I was trying hard to figure out why usearch returns a different result below, but with no success. A bug in ICU?

stringi::stri_detect_coll(c("Mario", "mario", "Mário", "mário"), "mario", case_level=TRUE, strength=1L)
## [1] TRUE TRUE TRUE TRUE
stringi::stri_cmp_equiv(c("Mario", "mario", "Mário", "mário"), "mario", case_level=TRUE, strength=1L)
## [1] FALSE  TRUE FALSE  TRUE
gagolews commented 3 years ago

(note to self): ICU 69.1 gives the results as above. @TODO: create a minimal reproducible example outside of stringi

gagolews commented 3 years ago

[note to self]

Yes, this is reproducible outside of stringi:

/* g++ -std=c++11 icu_test_bug_ucol_caselevel.cpp -licui18n -licuuc -licudata  && ./a.out */

#include <unicode/ustring.h>
#include <unicode/rbbi.h>
#include <unicode/coll.h>
#include <unicode/ucol.h>
#include <unicode/stsearch.h>
#include <cstdio>
using namespace icu;

#define WITH_CHECK_STATUS(f) \
    status = U_ZERO_ERROR; \
    f; \
    if (U_FAILURE(status)) {printf("error %s!\n", u_errorName(status));return 1;}

int main()
{
    const char* haystacks[] = {
        "mario", "Mario", "MARIO", "MÁRIO", "Mário", "mário", "dario"
    };

    const char* needle = "mario";

    UErrorCode status;
    UCollator* col;
    UStringSearch* matcher;
    int v;

    printf("U_ICU_VERSION=%s\n", U_ICU_VERSION);

    WITH_CHECK_STATUS(col = ucol_open("pt_BR", &status))

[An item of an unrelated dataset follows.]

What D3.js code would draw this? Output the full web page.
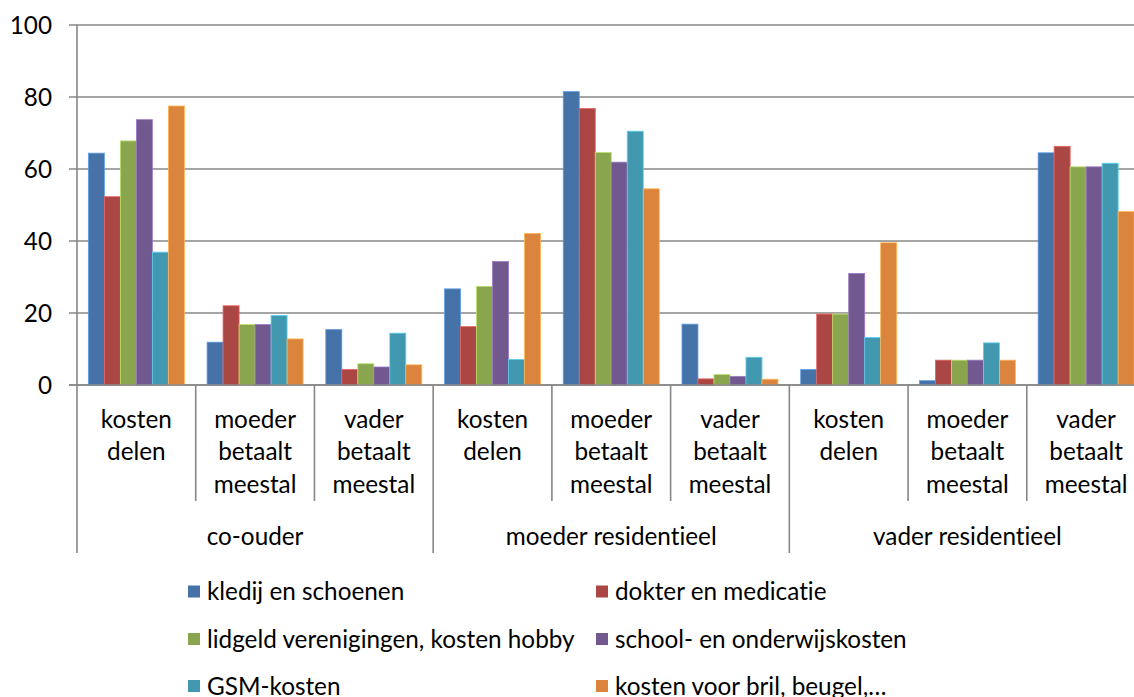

    WITH_CHECK_STATUS(ucol_setAttribute(col, UCOL_STRENGTH, UCOL_PRIMARY, &status))
    WITH_CHECK_STATUS(ucol_setAttribute(col, UCOL_CASE_LEVEL, UCOL_ON, &status))

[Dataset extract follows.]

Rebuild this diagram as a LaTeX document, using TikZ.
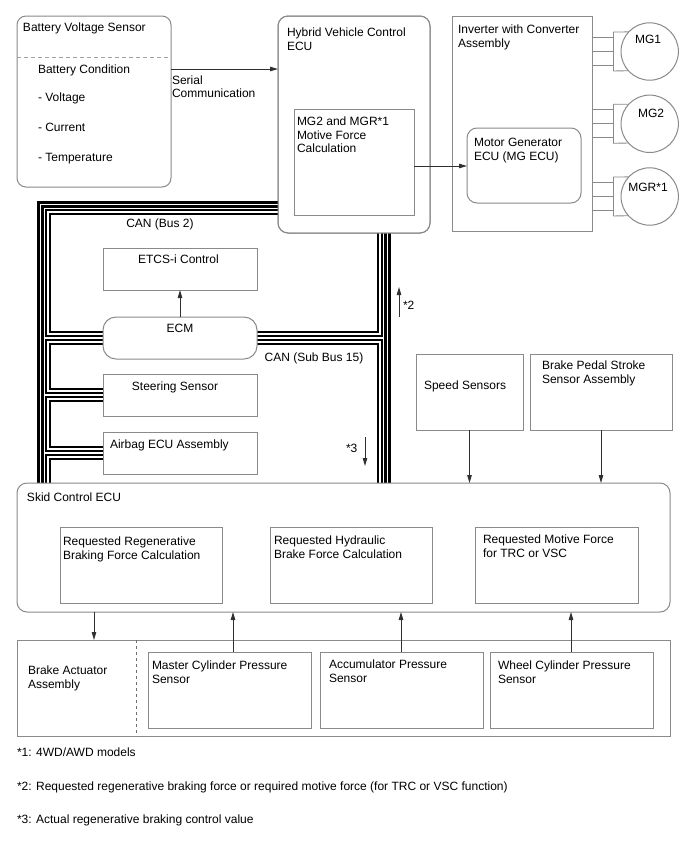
\documentclass[tikz,border=0pt]{standalone}
\usepackage{fontspec}
\setmainfont{Liberation Sans}
\usetikzlibrary{arrows.meta}
\definecolor{boxgray}{HTML}{8A8A8A}
\definecolor{arrgray}{HTML}{303030}
\definecolor{dashgray}{HTML}{A0A0A0}
\begin{document}
\begin{tikzpicture}[x=1pt,y=-1pt,
  font=\fontsize{12}{14}\selectfont,
  box/.style={draw=boxgray, line width=1pt, fill=white, rectangle, inner sep=0pt, outer sep=0pt, anchor=north west},
  rbox/.style={box, rounded corners=#1},
  lbl/.style={anchor=base west, inner sep=0pt, outer sep=0pt, text=black},
  clbl/.style={anchor=base, inner sep=0pt, outer sep=0pt, text=black},
  arr/.style={draw=arrgray, line width=0.9pt, -{Triangle[length=8pt,width=4.5pt]}},
  canpair/.style={draw=black, line width=2.3pt, double=white, double distance=1.8pt},
  wire/.style={draw=boxgray, line width=0.9pt},
  mg/.style={circle, draw=boxgray, line width=1pt, fill=white, minimum size=57.4pt, inner sep=0pt, outer sep=0pt}
]
\useasboundingbox (0,0) rectangle (688,852);
\fill[white] (0,0) rectangle (688,852);

% ---------- box nodes ----------
\node[rbox=9pt, minimum width=154pt, minimum height=171pt] (bat) at (17,16) {};
\node[rbox=10pt, minimum width=152pt, minimum height=217pt] (hv) at (278,16) {};
\node[box, minimum width=120pt, minimum height=106pt] (hvcalc) at (294,109) {};
\node[box, minimum width=140pt, minimum height=215pt] (inv) at (452,16) {};
\node[rbox=10pt, minimum width=114pt, minimum height=75pt] (mgecu) at (467,128) {};
\node[mg] (mg1) at (649.7,51.5) {};
\node[mg] (mg2) at (649.7,123.8) {};
\node[mg] (mgr) at (649.7,196.5) {};

% ---------- CAN buses (drawn before the boxes they join) ----------
\coordinate (Lo) at (40.5,0);
\coordinate (Li) at (48,0);
\coordinate (Ri) at (380,0);
\coordinate (Ro) at (387.5,0);
\node[box, draw=none, fill=none, minimum width=653pt, minimum height=129pt] (skidref) at (17,483) {};
\draw[canpair] (hv.west |- 0,204.5) -- (Lo |- 0,204.5) -- (Lo |- skidref.north);
\draw[canpair] (hv.west |- 0,212) -- (Li |- 0,212) -- (Li |- 0,334) -- (103,334);
\draw[canpair] (103,342) -- (Li |- 0,342) -- (Li |- 0,391) -- (103,391);
\draw[canpair] (103,399) -- (Li |- 0,399) -- (Li |- 0,449) -- (103,449);
\draw[canpair] (103,457) -- (Li |- 0,457) -- (Li |- skidref.north);
\draw[canpair] (257,334) -- (Ri |- 0,334) -- (Ri |- hv.south);
\draw[canpair] (257,342) -- (Ri |- 0,342) -- (Ri |- skidref.north);
\draw[canpair] (Ro |- hv.south) -- (Ro |- skidref.north);

% redraw HV ECU over bus ends
\node[rbox=10pt, fill=none, minimum width=152pt, minimum height=217pt] (hvb) at (278,16) {};

\node[box, minimum width=154pt, minimum height=42pt] (etcs) at (103,248) {};
\node[rbox=13pt, minimum width=154pt, minimum height=42pt] (ecm) at (103,317) {};
\node[box, minimum width=154pt, minimum height=42pt] (steer) at (103,374) {};
\node[box, minimum width=154pt, minimum height=42pt] (airbag) at (103,432) {};
\node[box, minimum width=107pt, minimum height=76pt] (speed) at (416,354) {};
\node[box, minimum width=142pt, minimum height=76pt] (bpedal) at (530,354) {};
\node[rbox=10pt, minimum width=653pt, minimum height=129pt] (skid) at (17,483) {};
\node[box, minimum width=162pt, minimum height=76pt] (reg) at (60,527) {};
\node[box, minimum width=162pt, minimum height=76pt] (hyd) at (270,527) {};
\node[box, minimum width=163pt, minimum height=76pt] (mot) at (475,527) {};
\node[box, minimum width=653pt, minimum height=96pt] (act) at (17,640) {};
\node[box, minimum width=163pt, minimum height=76pt] (mcp) at (148,652) {};
\node[box, minimum width=163pt, minimum height=76pt] (acc) at (320,652) {};
\node[box, minimum width=163pt, minimum height=76pt] (wcp) at (490,652) {};

% dashed separators
\draw[dashgray, line width=1pt, dash pattern=on 4pt off 3pt] (bat.west |- 0,57.5) -- (bat.east |- 0,57.5);
\draw[boxgray!80!black, line width=0.8pt, dash pattern=on 3pt off 3pt] (136,0 |- act.north) -- (136,0 |- act.south);

% ---------- MG wiring ----------
\foreach \m/\c in {mg1/51.5, mg2/123.8, mgr/196.5}{
  \draw[wire] (inv.east |- 0,\c-14) -- (613,\c-14);
  \draw[wire] (inv.east |- 0,\c) -- (613,\c);
  \draw[wire] (inv.east |- 0,\c+14) -- (613,\c+14);
  \draw[wire] (613,\c-19.5) -- (613,\c+19.5);
  \draw[wire] (613,\c-19.5) -- (\m.137.2);
  \draw[wire] (613,\c+19.5) -- (\m.222.8);
}

% ---------- arrows ----------
\draw[arr] ([yshift=-53pt]bat.north east) -- ([yshift=-53pt]bat.north east -| hv.west);
\draw[arr] (hvcalc.east |- 0,166) -- (mgecu.west |- 0,166);
\draw[arr] (ecm.north -| 180,0) -- (etcs.south -| 180,0);
\coordinate (s2a) at (399,317);
\coordinate (s2b) at (399,287);
\draw[arr] (s2a) -- (s2b);
\coordinate (s3a) at (365,437);
\coordinate (s3b) at (365,466);
\draw[arr] (s3a) -- (s3b);
\draw[arr] (speed.south) -- (speed.south |- skid.north);
\draw[arr] (bpedal.south) -- (bpedal.south |- skid.north);
\draw[arr] (skid.south -| 94,0) -- (act.north -| 94,0);
\draw[arr] (mcp.north -| 233,0) -- (skid.south -| 233,0);
\draw[arr] (acc.north -| 401,0) -- (skid.south -| 401,0);
\draw[arr] (wcp.north -| 571,0) -- (skid.south -| 571,0);

% ---------- texts ----------
\node[lbl] (t1) at (23,31) {Battery Voltage Sensor};
\node[lbl] (t2) at (38,73) {Battery Condition};
\node[lbl] (t3) at (38,101) {- Voltage};
\node[lbl] (t4) at (38,131) {- Current};
\node[lbl] (t5) at (38,161) {- Temperature};
\node[lbl] (t6) at (172,84) {Serial};
\node[lbl] (t7) at (172,97) {Communication};
\node[lbl] (t8) at (287,36) {Hybrid Vehicle Control};
\node[lbl] (t9) at (287,50) {ECU};
\node[lbl] (t10) at (297,125) {MG2 and MGR*1};
\node[lbl] (t11) at (297,139) {Motive Force};
\node[lbl] (t12) at (297,152) {Calculation};
\node[lbl] (t13) at (458,33) {Inverter with Converter};
\node[lbl] (t14) at (458,47) {Assembly};
\node[lbl] (t15) at (474,146) {Motor Generator};
\node[lbl] (t16) at (474,160) {ECU (MG ECU)};
\node[clbl] (t17) at (648,43.5) {MG1};
\node[clbl] (t18) at (651,117) {MG2};
\node[clbl] (t19) at (648,191) {MGR*1};
\node[clbl] (t20) at (160,227) {CAN (Bus 2)};
\node[clbl] (t21) at (178.5,263) {ETCS-i Control};
\node[clbl] (t22) at (180,332) {ECM};
\node[clbl] (t23) at (314,361) {CAN (Sub Bus 15)};
\node[clbl] (t24) at (175,390) {Steering Sensor};
\node[lbl] (t25) at (110,448) {Airbag ECU Assembly};
\node[lbl] (t26) at (403,309) {*2};
\node[lbl] (t27) at (346,452) {*3};
\node[lbl] (t28) at (424,389) {Speed Sensors};
\node[lbl] (t29) at (542,369) {Brake Pedal Stroke};
\node[lbl] (t30) at (542,383) {Sensor Assembly};
\node[lbl] (t31) at (27,501) {Skid Control ECU};
\node[lbl] (t32) at (63,545) {Requested Regenerative};
\node[lbl] (t33) at (63,559) {Braking Force Calculation};
\node[lbl] (t34) at (274,544) {Requested Hydraulic};
\node[lbl] (t35) at (274,558) {Brake Force Calculation};
\node[lbl] (t36) at (483,543) {Requested Motive Force};
\node[lbl] (t37) at (483,557) {for TRC or VSC};
\node[lbl] (t38) at (28,674) {Brake Actuator};
\node[lbl] (t39) at (28,688) {Assembly};
\node[lbl] (t40) at (152,669) {Master Cylinder Pressure};
\node[lbl] (t41) at (152,683) {Sensor};
\node[lbl] (t42) at (329,668) {Accumulator Pressure};
\node[lbl] (t43) at (329,682) {Sensor};
\node[lbl] (t44) at (498,669) {Wheel Cylinder Pressure};
\node[lbl] (t45) at (498,683) {Sensor};
\node[lbl] (t46) at (17,756) {*1: 4WD/AWD models};
\node[lbl] (t47) at (17,790) {*2: Requested regenerative braking force or required motive force (for TRC or VSC function)};
\node[lbl] (t48) at (17,823) {*3: Actual regenerative braking control value};
\end{tikzpicture}
\end{document}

    UnicodeString _needle = UnicodeString::fromUTF8(needle);
    UnicodeString haystack = UnicodeString::fromUTF8("whatever");

    WITH_CHECK_STATUS(matcher = usearch_openFromCollator(
        _needle.getBuffer(),
        _needle.length(),
        haystack.getBuffer(),
        haystack.length(),
        col, NULL, &status
    ))

    for (int i=0; i<sizeof(haystacks)/sizeof(haystacks[0]); ++i) {
        printf("%s vs. %s: ", needle, haystacks[i]);
        haystack = UnicodeString::fromUTF8(haystacks[i]);

        WITH_CHECK_STATUS(
            usearch_setText(matcher, haystack.getBuffer(), haystack.length(), &status)
        )

        usearch_reset(matcher);

        WITH_CHECK_STATUS(v = ((int)USEARCH_DONE!=usearch_first(matcher, &status)))
        printf(" usearch=%d", v);

        WITH_CHECK_STATUS(v = (int)UCOL_EQUAL==ucol_strcollUTF8(col,
            haystacks[i], -1, needle, -1, &status))
        printf(" ucol=%d", v);

        RuleBasedCollator* rbc = RuleBasedCollator::rbcFromUCollator(col);
        WITH_CHECK_STATUS(StringSearch matcher2(needle, haystack, rbc, NULL, status))
        WITH_CHECK_STATUS(v = ((int)USEARCH_DONE!=matcher2.first(status)))
        printf(" StringSearch=%d", v);

        printf("\n");
    }

    ucol_close(col);
    usearch_close(matcher);

    return 0;
}

yields:

U_ICU_VERSION=67.1
mario vs. mario:  usearch=1 ucol=1 StringSearch=1
mario vs. Mario:  usearch=1 ucol=0 StringSearch=1
mario vs. MARIO:  usearch=1 ucol=0 StringSearch=1
mario vs. MÁRIO:  usearch=1 ucol=0 StringSearch=1
mario vs. Mário:  usearch=1 ucol=0 StringSearch=1
mario vs. mário:  usearch=1 ucol=1 StringSearch=1
mario vs. dario:  usearch=0 ucol=0 StringSearch=0
gagolews commented 3 years ago

All right, it turns out that this issue has already been reported. It is ICU-related.

https://unicode-org.atlassian.net/browse/ICU-21338

jjesusfilho commented 3 years ago

Thank you very much for taking your time to work this out. I have followed your thread posts and tried to find the issue on ICU's bug page, but couldn't figure it out.